On top of that, while they talk in terms of it being a 100 year project, in fact Wagner claims it is breaking even at the moment, and he should have a return on capital in another 18 months.
This is worthwhile innovation. No government funding, no government conferences, and no government consultants. Contributing, not taking.
In fact, at $200m construction cost, the airport is 11% larger than the entire government innovation program.
Wagner’s story is repeated all over our continent and our history. The elements are always the same. Individual initiative in an industry we already know well, returning a profit from the get-go.
Whether it is the stump jump plough, the combine harvester, merino sheep, or the flotation separation method that turned BHP from a useless hill of ore into one of our few major multi-nationals.

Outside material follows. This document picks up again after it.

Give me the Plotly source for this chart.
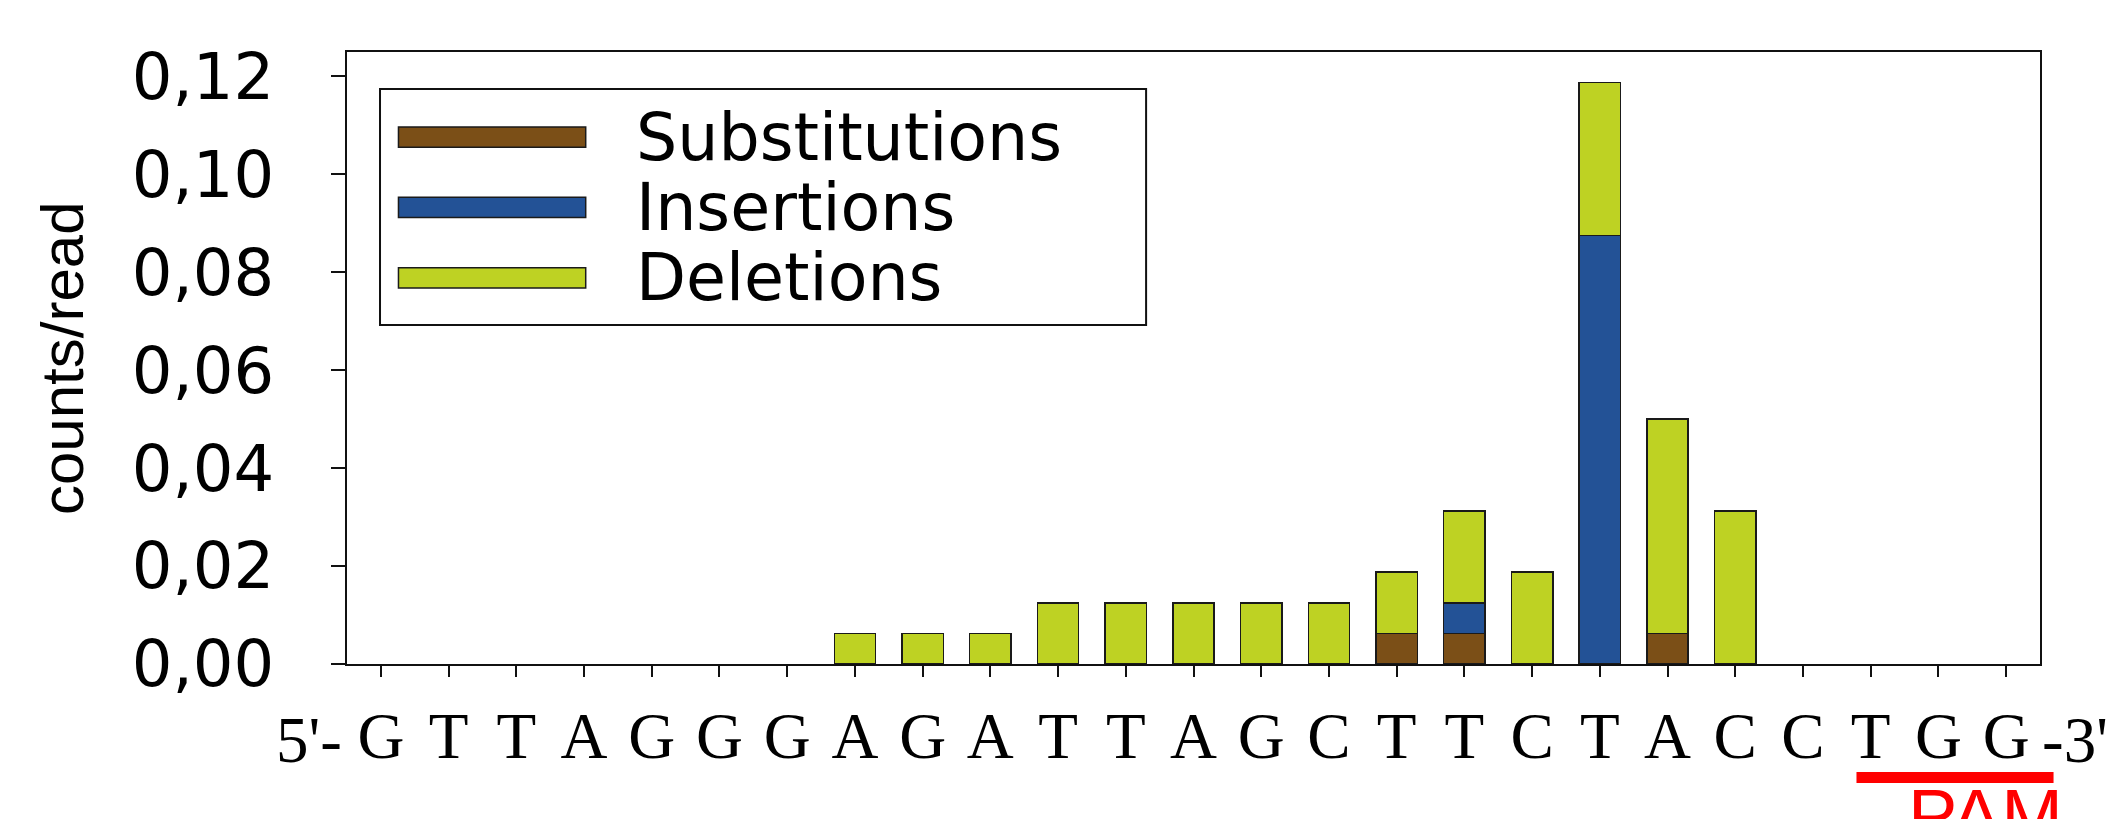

If you were looking for areas for innovation in Queensland it wouldn’t be specifically in science and technology. It would be in industries like mining, construction, tourism, and agriculture; the industries we already do well, and where we already have a lead.
Science and technology would play their part, but what is much more important is a population of people who can spot an opportunity and who are prepared to take a risk.
A key to this is an education system that imparts foundational skills and knowledge, in which case, this year’s NAPLAN results are the best news innovation has got in Queensland for quite some time.
But the education system must do much more. It must inculcate and inspire an innovative frame of mind.
To which end the government would be better off using most of the $180m simplifying government legislation and regulations, and reducing taxation, to encourage and accommodate the new and the novel.
The balance could be spent producing a book on our hero(in)es of innovation, distributing it to Queensland shools, and making it part of the history/studies of society curriculum.
Government has a role in innovation, but it is only a supporting role. The real role is done by culture, and for that we need to celebrate the stories of those who have already achieved, then copy them.